Earlier on Friday hundreds of Palestinians demonstrated along the border fence in another week of protests against the blockade of the coastal enclave. The official Palestinian news agency Wafa reported that at least five Palestinians were injured by live bullets.
On Friday morning Defense Minister Avigdor Lieberman warned that Hamas is pushing Israel into a wide scale Gaza war that will be larger in scope than Operation Protective Edge in 2014.
“Hamas leaders are forcibly leading us into a situation where we will have no choice, a situation in which we will have to embark on a painful, wide-scale military operation,” Liberman said as he visited the southern city of Sderot.
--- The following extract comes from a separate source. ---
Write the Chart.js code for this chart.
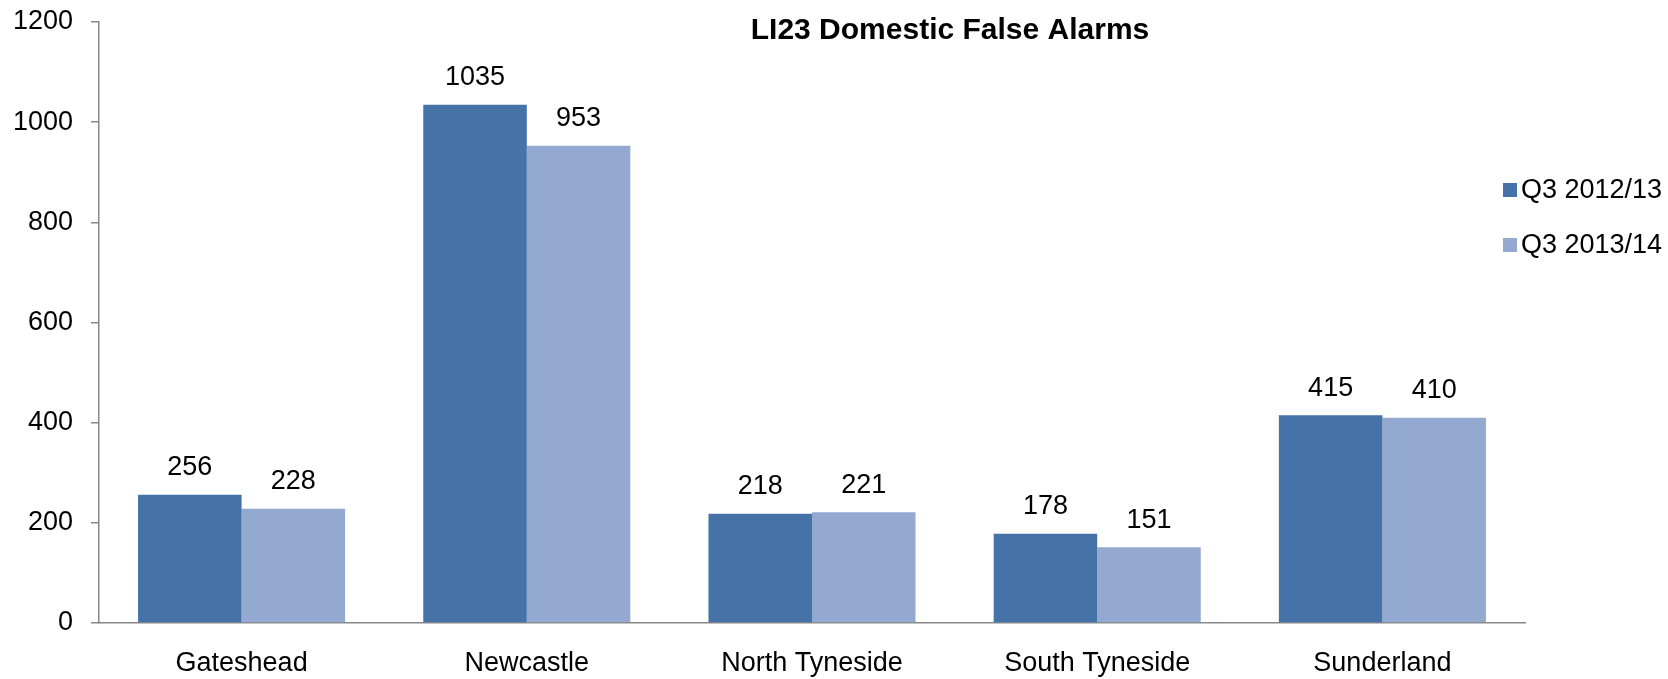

“Hamas is responsible for this crisis, but unfortunately it’s the Gaza residents that may have to pay the price,” he noted.
Tensions with Gaza have significantly risen following a flareup of violence last weekend when Hamas launched 200 mortars and rockets into southern Israel and Israel struck over 40 Hamas targets across the Gaza Strip.
On Thursday Liberman held a meeting to assess the situation in the south shortly after a Hamas projectile struck southern Israel.
The meeting was attended by the IDF chief of staff, the head of military intelligence, the commanders of the Southern Command and Central Command, the Coordinator of Government Activities in the Territories (COGAT) and members of the Shin Bet.